**TO BE DONE**.
Exclude the pictures, then copy word for word the lines running from the beginning of the records through the line with "import matplotlib.pyplot as plt".

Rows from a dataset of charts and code
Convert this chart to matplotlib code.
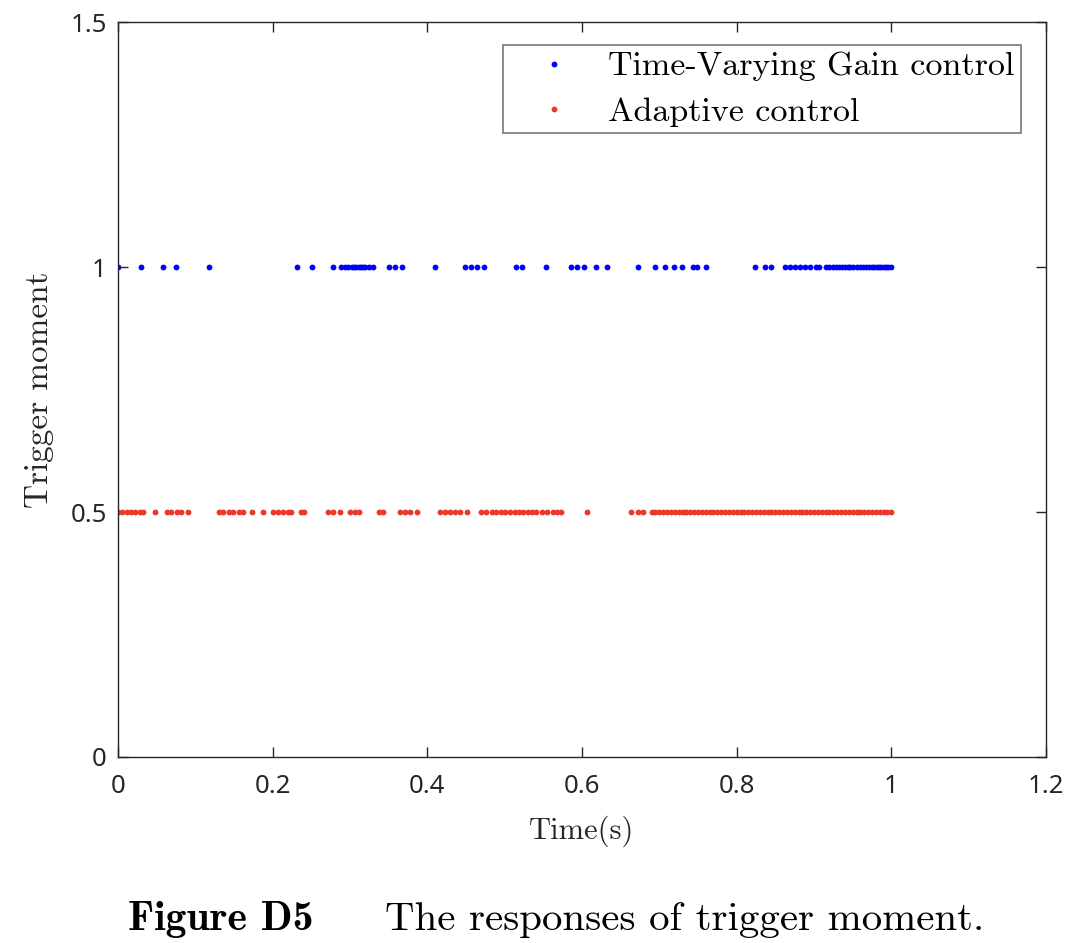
import numpy as np
import matplotlib.pyplot as plt

## DATA ##
tvg_t = [0, 0.030, 0.058, 0.075, 0.118, 0.232, 0.251, 0.278, 0.289, 0.294,
         0.298, 0.302, 0.305, 0.308, 0.311, 0.314, 0.317, 0.320, 0.324, 0.330,
         0.350, 0.358, 0.367, 0.410, 0.449, 0.456, 0.464, 0.473, 0.515, 0.523,
         0.553, 0.586, 0.593, 0.602, 0.618, 0.632, 0.672, 0.694, 0.707, 0.719,
         0.729, 0.744, 0.749, 0.760, 0.824, 0.836, 0.845, 0.863, 0.869, 0.876,
         0.882, 0.889, 0.895, 0.902, 0.906, 0.916, 0.920, 0.924, 0.928, 0.932,
         0.936, 0.940, 0.944, 0.947, 0.951, 0.955, 0.959, 0.963, 0.967, 0.971,
         0.975, 0.978, 0.981, 0.984, 0.987, 0.990, 0.993, 0.996, 1.0]
tvg_level = 1.0

adp_t = [0, 0.005, 0.011, 0.017, 0.022, 0.028, 0.032, 0.048, 0.063, 0.069,
         0.076, 0.082, 0.091, 0.130, 0.136, 0.143, 0.149, 0.156, 0.162, 0.173,
         0.188, 0.201, 0.207, 0.214, 0.220, 0.224, 0.236, 0.240, 0.272, 0.278,
         0.287, 0.300, 0.306, 0.312, 0.337, 0.343, 0.365, 0.371, 0.378, 0.386,
         0.416, 0.423, 0.429, 0.436, 0.442, 0.451, 0.470, 0.476, 0.483, 0.489,
         0.495, 0.501, 0.507, 0.513, 0.519, 0.524, 0.530, 0.535, 0.541, 0.548,
         0.555, 0.562, 0.568, 0.573, 0.606, 0.664, 0.673, 0.679,
         0.690, 0.695, 0.700, 0.705, 0.710, 0.715, 0.720, 0.725, 0.730, 0.735,
         0.740, 0.745, 0.750, 0.755, 0.760, 0.765, 0.770, 0.775, 0.780, 0.785,
         0.790, 0.795, 0.800, 0.805, 0.810, 0.815, 0.820, 0.825, 0.830, 0.835,
         0.840, 0.845, 0.850, 0.855, 0.860, 0.865, 0.870, 0.875, 0.880, 0.885,
         0.890, 0.895, 0.900, 0.905, 0.910, 0.915, 0.920, 0.925, 0.930, 0.935,
         0.940, 0.945, 0.950, 0.955, 0.960, 0.965, 0.970, 0.975, 0.980, 0.985,
         0.990, 0.995, 1.0]
adp_level = 0.5

x_ticks = [0, 0.2, 0.4, 0.6, 0.8, 1, 1.2]
x_labels = ['0', '0.2', '0.4', '0.6', '0.8', '1', '1.2']
y_ticks = [0, 0.5, 1, 1.5]
y_labels = ['0', '0.5', '1', '1.5']

## PLOT ##
axcol = '#262626'
fig = plt.figure(figsize=(10.8, 9.43), dpi=100)
ax = fig.add_axes([118/1080, 1-757/943, 928/1080, 735/943])

ax.plot(tvg_t, [tvg_level]*len(tvg_t), ls='none', marker='o', ms=4.2,
        mec='none', color=(0, 0, 1), label='Time-Varying Gain control')
ax.plot(adp_t, [adp_level]*len(adp_t), ls='none', marker='o', ms=4.2,
        mec='none', color='#e8392a', label='Adaptive control')

ax.set_xlim(0, 1.2)
ax.set_ylim(0, 1.5)
ax.set_xticks(x_ticks)
ax.set_xticklabels(x_labels, family='Noto Sans', fontsize=18.5, color=axcol)
ax.set_yticks(y_ticks)
ax.set_yticklabels(y_labels, family='Noto Sans', fontsize=18.5, color=axcol)
ax.tick_params(direction='in', top=True, right=True, length=7, width=1,
               color=axcol)
ax.tick_params(axis='x', pad=12)
ax.tick_params(axis='y', pad=8)
for s in ax.spines.values():
    s.set_color(axcol)
    s.set_linewidth(1)

ax.set_xlabel('Time(s)', family='cmr10', fontsize=22, color=axcol, labelpad=12)
ax.set_ylabel('Trigger moment', family='cmr10', fontsize=24, color=axcol, labelpad=12)

lgd = ax.legend(loc='upper right', bbox_to_anchor=(0.973, 0.969), borderaxespad=0,
                prop={'family': 'cmr10', 'size': 24.5}, frameon=True, fancybox=False,
                edgecolor='#555555', handlelength=2.6, handletextpad=0.27,
                borderpad=0.2, labelspacing=0.45, markerscale=1.0, numpoints=1)
lgd.get_frame().set_linewidth(1.2)

fig.text(128/1080, 1-930/943, 'Figure D5', family='cmb10', fontsize=30, va='baseline')
fig.text(385/1080, 1-930/943, 'The responses of trigger moment.', family='cmr10',
         fontsize=29.5, va='baseline')

plt.savefig('out.png', dpi=100)
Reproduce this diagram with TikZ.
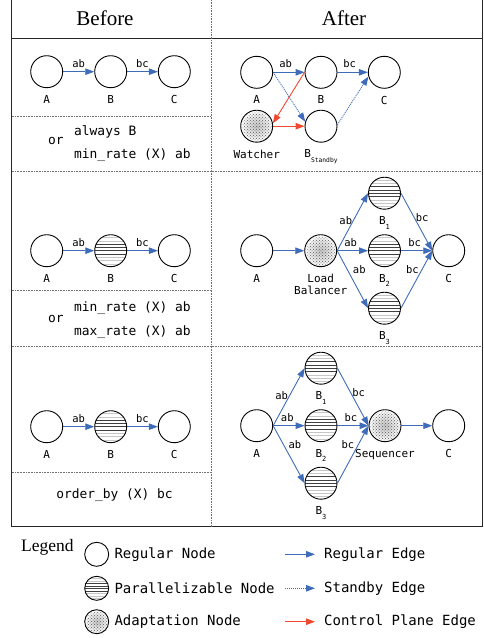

**RESPONSE BELOW**.
Convert this chart to matplotlib code.
import numpy as np
import matplotlib.pyplot as plt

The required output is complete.